* [JOB] Would you print the records below from the first line through the line containing "from matplotlib.patches import Rectangle", skipping the pictures?

* [RECORDS SUPPLIED]
◇ ◇ ◇

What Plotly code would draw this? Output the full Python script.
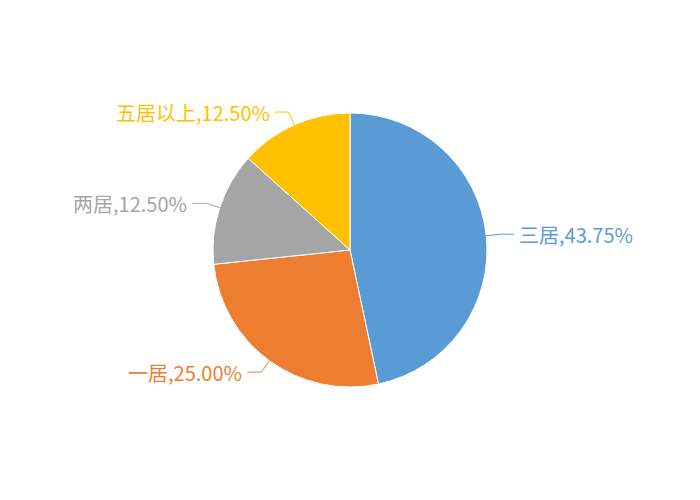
import math
import plotly.graph_objects as go

labels = ["三居", "一居", "两居", "五居以上"]
shares = [43.75, 25.00, 12.50, 12.50]
colors = ["#5B9BD5", "#ED7D31", "#A5A5A5", "#FFC000"]

W, H = 700, 500
# page is drawn with an 8px body offset, so the centre is shifted back
cx, cy, R = 342, 242, 137

fig = go.Figure(go.Pie(
    labels=labels,
    values=shares,
    sort=False,
    direction="clockwise",
    rotation=0,
    textinfo="none",
    marker=dict(colors=colors, line=dict(color="white", width=1)),
    domain=dict(x=[(cx - R) / W, (cx + R) / W], y=[(H - cy - R) / H, (H - cy + R) / H]),
    hoverinfo="label+percent",
    showlegend=False,
))

# leader lines + labels, placed from each slice's mid angle
total = sum(shares)
start = 0.0
for name, v, c in zip(labels, shares, colors):
    span = 360 * v / total
    mid = math.radians(start + span / 2)
    start += span
    sx, sy = math.sin(mid), -math.cos(mid)
    p0 = (cx + R * sx, cy + R * sy)
    p1 = (cx + (R + 14) * sx, cy + (R + 14) * sy)
    side = 1 if sx >= 0 else -1
    p2 = (p1[0] + side * 14, p1[1])
    pts = [p0, p1, p2]
    path = "M " + " L ".join(f"{x / W:.4f},{1 - y / H:.4f}" for x, y in pts)
    fig.add_shape(type="path", path=path, xref="paper", yref="paper",
                  line=dict(color=c, width=1))
    fig.add_annotation(
        x=(p2[0] + side * 3) / W, y=1 - p2[1] / H, xref="paper", yref="paper",
        text=f"{name},{v:.2f}%", showarrow=False,
        xanchor="left" if side > 0 else "right", yanchor="middle",
        font=dict(color=c, size=20),
    )

fig.update_layout(
    width=W, height=H,
    margin=dict(l=0, r=0, t=0, b=0),
    paper_bgcolor="white",
    font=dict(family="Noto Sans CJK SC, Noto Sans, sans-serif"),
)

fig.write_html("out.html")
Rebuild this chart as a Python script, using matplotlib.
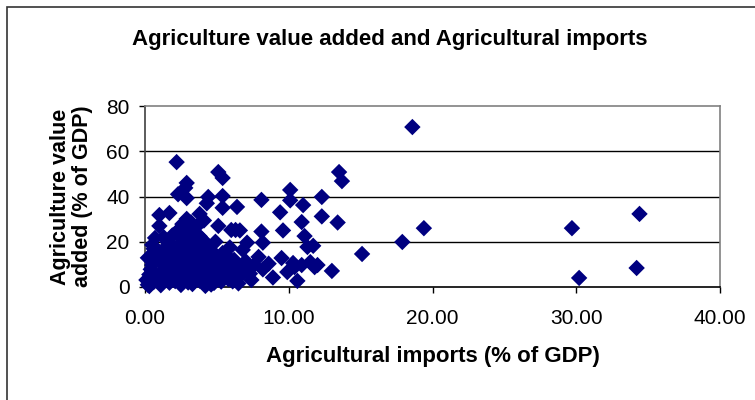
import matplotlib
matplotlib.use("Agg")
import matplotlib.pyplot as plt
from matplotlib.patches import Rectangle

# Agricultural imports (% of GDP) vs Agriculture value added (% of GDP)
imports_pct = [
    18.6, 13.5, 13.7, 12.3, 11.0, 10.1, 10.1, 12.3, 10.9, 13.4,
    11.1, 11.3, 11.7, 15.1, 17.9, 19.4, 11.5, 11.8, 10.4, 10.9,
    13.0, 10.6, 29.7, 34.4, 30.2, 34.2, 8.1, 9.4, 6.4, 6.3,
    6.6, 8.1, 9.6, 8.2, 7.1, 6.8, 7.9, 9.5, 9.9, 12.0,
    8.9, 7.4, 10.3, 2.2, 5.1, 5.4, 2.9, 2.8, 2.3, 2.9,
    4.4, 4.3, 5.4, 5.4, 1.0, 1.7, 3.8, 5.1, 6.0, 0.7,
    0.7, 0.5, 0.1,
    0.2, 0.3, 0.4, 0.6, 0.8, 0.9, 1.1, 1.2, 1.3, 1.4,
    1.5, 1.6, 1.7, 1.8, 1.9, 1.9, 2.0, 2.0, 2.1, 2.2,
    2.3, 2.3, 2.4, 2.5, 2.5, 2.6, 2.6, 2.7, 2.8, 2.8,
    2.9, 2.9, 3.0, 3.0, 3.1, 3.1, 3.2, 3.3, 3.3, 3.4,
    3.5, 3.5, 3.6, 3.7, 3.7, 3.8, 3.9, 4.0, 4.0, 4.1,
    4.2, 4.3, 4.3, 4.4, 4.5, 4.6, 4.7, 4.8, 4.9, 5.0,
    5.1, 5.2, 5.3, 5.4, 5.5, 5.6, 5.8, 5.9, 6.0, 6.2,
    6.3, 6.5, 6.6, 6.8, 7.0, 7.2, 7.6, 8.2, 8.6, 3.2,
    3.6, 4.1, 1.3, 2.2, 0.5, 1.0, 0.3, 1.0, 1.6, 2.4,
    3.0, 3.8, 4.6, 5.2, 5.7, 6.1, 7.3, 0.2, 0.6, 1.4,
]
value_added_pct = [
    70.7, 50.8, 46.8, 39.8, 36.2, 42.9, 38.3, 31.2, 28.7, 28.5,
    22.5, 17.7, 18.2, 14.6, 19.9, 26.0, 11.0, 8.8, 8.8, 9.7,
    7.1, 2.7, 26.0, 32.3, 4.0, 8.4, 38.5, 33.0, 35.4, 25.2,
    25.0, 24.5, 25.0, 19.6, 19.6, 16.4, 13.3, 12.8, 6.6, 9.7,
    4.2, 3.1, 10.6, 55.2, 50.8, 48.2, 46.0, 43.8, 41.0, 39.3,
    39.8, 37.0, 40.2, 35.0, 31.8, 32.7, 32.3, 27.0, 25.2, 21.7,
    17.2, 9.7, 3.1,
    1.0, 5.5, 7.8, 2.2, 4.6, 12.4, 0.8, 6.9, 9.5, 3.3,
    14.8, 19.7, 1.9, 11.2, 5.1, 22.8, 8.3, 16.5, 2.6, 13.4,
    24.9, 6.2, 19.0, 10.1, 0.9, 27.8, 15.3, 4.0, 21.5, 8.9,
    30.1, 12.2, 2.0, 17.6, 6.8, 25.3, 10.7, 20.2, 1.3, 14.3,
    4.6, 23.1, 8.0, 18.4, 11.8, 2.8, 15.9, 6.0, 21.0, 9.4,
    0.5, 13.1, 18.9, 3.7, 7.3, 16.2, 10.5, 1.8, 20.0, 5.2,
    12.9, 8.6, 2.4, 15.0, 6.4, 10.0, 3.5, 17.5, 8.1, 12.0,
    4.8, 1.6, 9.0, 6.2, 11.4, 7.5, 9.8, 7.8, 10.3, 28.6,
    26.8, 29.4, 22.0, 24.3, 18.6, 27.0, 0.4, 14.0, 7.0, 3.0,
    9.2, 22.4, 1.1, 4.1, 13.8, 2.5, 5.9, 12.9, 16.9, 17.3,
]

fig = plt.figure(figsize=(7.55, 4.0), dpi=100)
fig.patch.set_facecolor("white")

# outer chart frame (cut off at right and bottom like the original)
fig.add_artist(Rectangle((7 / 755, -0.1), 1.2, 1 - 7 / 400 + 0.1,
                         transform=fig.transFigure, fill=False,
                         edgecolor="#333333", linewidth=1.2))

ax = fig.add_axes([145 / 755, 1 - 287 / 400, (720 - 145) / 755, (287 - 106) / 400])

ax.scatter(imports_pct, value_added_pct, marker="D", s=70, color="#000080",
           edgecolors="none", zorder=3, clip_on=False)

ax.set_xlim(0, 40)
ax.set_ylim(0, 80)
ax.set_xticks([0, 10, 20, 30, 40])
ax.set_xticklabels(["0.00", "10.00", "20.00", "30.00", "40.00"])
ax.set_yticks([0, 20, 40, 60, 80])

for y in [20, 40, 60]:
    ax.axhline(y, color="black", linewidth=1.0, zorder=1)

ax.spines["top"].set_color("#808080")
ax.spines["right"].set_color("#808080")
ax.spines["left"].set_color("#404040")
ax.spines["bottom"].set_color("black")
for s in ax.spines.values():
    s.set_linewidth(1.2)

ax.tick_params(axis="both", direction="out", length=4, width=1, colors="black",
               labelsize=15)
ax.tick_params(axis="x", pad=12)
ax.tick_params(axis="y", pad=7)
for lab in ax.get_xticklabels() + ax.get_yticklabels():
    lab.set_family("Liberation Sans")

fig.text(390 / 755, 1 - 45 / 400, "Agriculture value added and Agricultural imports",
         fontsize=16, fontweight="bold", family="Liberation Sans",
         ha="center", va="baseline")

ax.set_xlabel("Agricultural imports (% of GDP)", fontsize=16, fontweight="bold",
              family="Liberation Sans")
ax.xaxis.set_label_coords(0.5, (287 - 346) / 181)
ax.set_ylabel("Agriculture value\nadded (% of GDP)", fontsize=15.5, fontweight="bold",
              family="Liberation Sans", linespacing=1.05)
ax.yaxis.set_label_coords((93 - 145) / 575, 0.5)

fig.savefig("out.png", dpi=100)
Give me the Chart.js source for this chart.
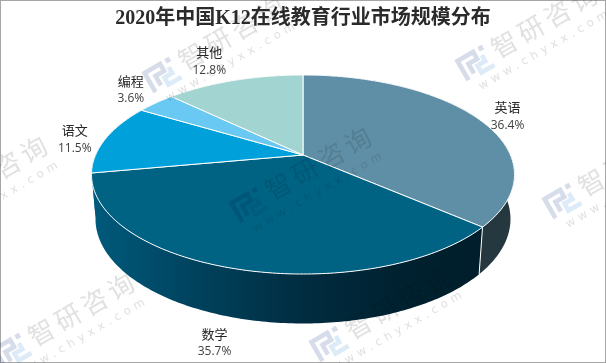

◇ ◇ ◇

* [ANSWER TO THIS PROBLEM]
What Plotly code would draw this? Output the full Python script.
import math
import plotly.graph_objects as go

labels = ["三居", "一居", "两居", "五居以上"]
shares = [43.75, 25.00, 12.50, 12.50]
colors = ["#5B9BD5", "#ED7D31", "#A5A5A5", "#FFC000"]

W, H = 700, 500
# page is drawn with an 8px body offset, so the centre is shifted back
cx, cy, R = 342, 242, 137

fig = go.Figure(go.Pie(
    labels=labels,
    values=shares,
    sort=False,
    direction="clockwise",
    rotation=0,
    textinfo="none",
    marker=dict(colors=colors, line=dict(color="white", width=1)),
    domain=dict(x=[(cx - R) / W, (cx + R) / W], y=[(H - cy - R) / H, (H - cy + R) / H]),
    hoverinfo="label+percent",
    showlegend=False,
))

# leader lines + labels, placed from each slice's mid angle
total = sum(shares)
start = 0.0
for name, v, c in zip(labels, shares, colors):
    span = 360 * v / total
    mid = math.radians(start + span / 2)
    start += span
    sx, sy = math.sin(mid), -math.cos(mid)
    p0 = (cx + R * sx, cy + R * sy)
    p1 = (cx + (R + 14) * sx, cy + (R + 14) * sy)
    side = 1 if sx >= 0 else -1
    p2 = (p1[0] + side * 14, p1[1])
    pts = [p0, p1, p2]
    path = "M " + " L ".join(f"{x / W:.4f},{1 - y / H:.4f}" for x, y in pts)
    fig.add_shape(type="path", path=path, xref="paper", yref="paper",
                  line=dict(color=c, width=1))
    fig.add_annotation(
        x=(p2[0] + side * 3) / W, y=1 - p2[1] / H, xref="paper", yref="paper",
        text=f"{name},{v:.2f}%", showarrow=False,
        xanchor="left" if side > 0 else "right", yanchor="middle",
        font=dict(color=c, size=20),
    )

fig.update_layout(
    width=W, height=H,
    margin=dict(l=0, r=0, t=0, b=0),
    paper_bgcolor="white",
    font=dict(family="Noto Sans CJK SC, Noto Sans, sans-serif"),
)

fig.write_html("out.html")
Rebuild this chart as a Python script, using matplotlib.
import matplotlib
matplotlib.use("Agg")
import matplotlib.pyplot as plt
from matplotlib.patches import Rectangle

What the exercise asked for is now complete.